5) Change management: adoption is a people problem
Funding also buys time and resources for training, documentation, and process changes.
What actually works inside teams:
- “AI champion” programs per department
- Clear do/don’t policies for customer-facing usage
- Templates and playbooks for high-value workflows
- Incentives tied to outcomes (resolution time, conversion rates), not activity
Practical playbook: how to turn AI investment into leads in 90 days
You don’t need a massive round to scale AI benefits—you need focus. If your goal is lead generation (and that’s the campaign goal here), these are the moves that show impact quickly.
Step 1: Pick one funnel stage and over-instrument it
Choose one:
- Top-of-funnel: ad-to-landing page personalization
- Mid-funnel: SDR outbound sequences and follow-up
- Bottom-of-funnel: proposal drafting and objection handling
- Post-sale: onboarding and expansion nudges
Then define 3–5 metrics you’ll move (example: reply rate, meeting set rate, MQL-to-SQL conversion, time-to-first-response).
Step 2: Build an “assist-first” workflow that matches reality
Start with copilots that prepare drafts, summaries, and next-best actions. Keep humans in control while you learn.
Good early workflows:
- AI drafts follow-up emails using CRM notes + last call transcript summary
- AI generates 3 ad variants per segment and tags them with hypotheses
- AI summarizes inbound chats and proposes a disposition + knowledge base articles
Step 3: Add guardrails before you add volume
Before expanding usage, implement:
- Approved tone and claim guidelines
- A simple confidence threshold (below it, route to human)
- Logging of prompts/outputs for review
- A weekly evaluation ritual (30 minutes, same test set)
Step 4: Automate only what you can audit
The fastest path to scaling is supervised automation:
- AI can send a message only if it uses approved templates
- AI can update CRM fields only with a reason code
- AI can schedule meetings only when intent is explicit
That’s how you scale without waking up to a brand incident.
People also ask: the questions leaders bring to 2026 planning
Is AI funding mostly about bigger models?
No. Bigger models get attention, but the scaling work is in product, data, evaluation, and security. That’s where reliability is earned.
What’s the most common failure when trying to scale AI in digital services?
Shipping a feature without measurement. If you can’t quantify quality and business impact, you can’t defend the roadmap—or know what to fix.
Where does AI create the fastest customer engagement wins?

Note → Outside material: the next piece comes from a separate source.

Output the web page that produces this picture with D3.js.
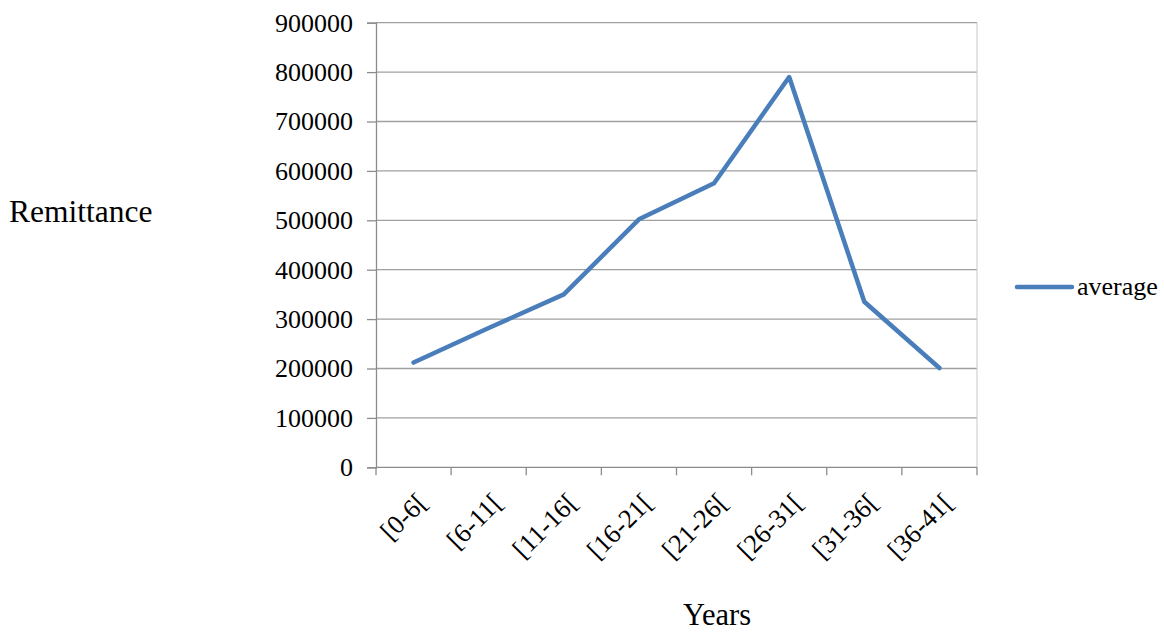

Support and lifecycle messaging. High volume plus clear success metrics (resolution time, CSAT, retention) makes improvement obvious.
How do you keep AI marketing automation from hurting brand voice?
Centralize voice guidelines, run approvals on high-risk assets, and build automated checks for restricted claims, tone drift, and missing disclaimers.
What to do next if you want to “scale the benefits of AI”
AI funding headlines are signals, not strategies. The signal for U.S. digital services is clear: organizations are investing in the messy, practical work of making AI dependable enough to put in front of customers.
If you’re planning Q1 initiatives, treat AI-powered digital services as an operational program, not a feature launch. Pick one workflow that touches revenue, instrument it, and build the evaluation and guardrails from day one. That’s how you earn the right to scale.
If you’re deciding where to start, ask this: which customer interaction costs you the most time today—and has the clearest definition of “good”? That’s usually the best place to turn AI investment into measurable growth.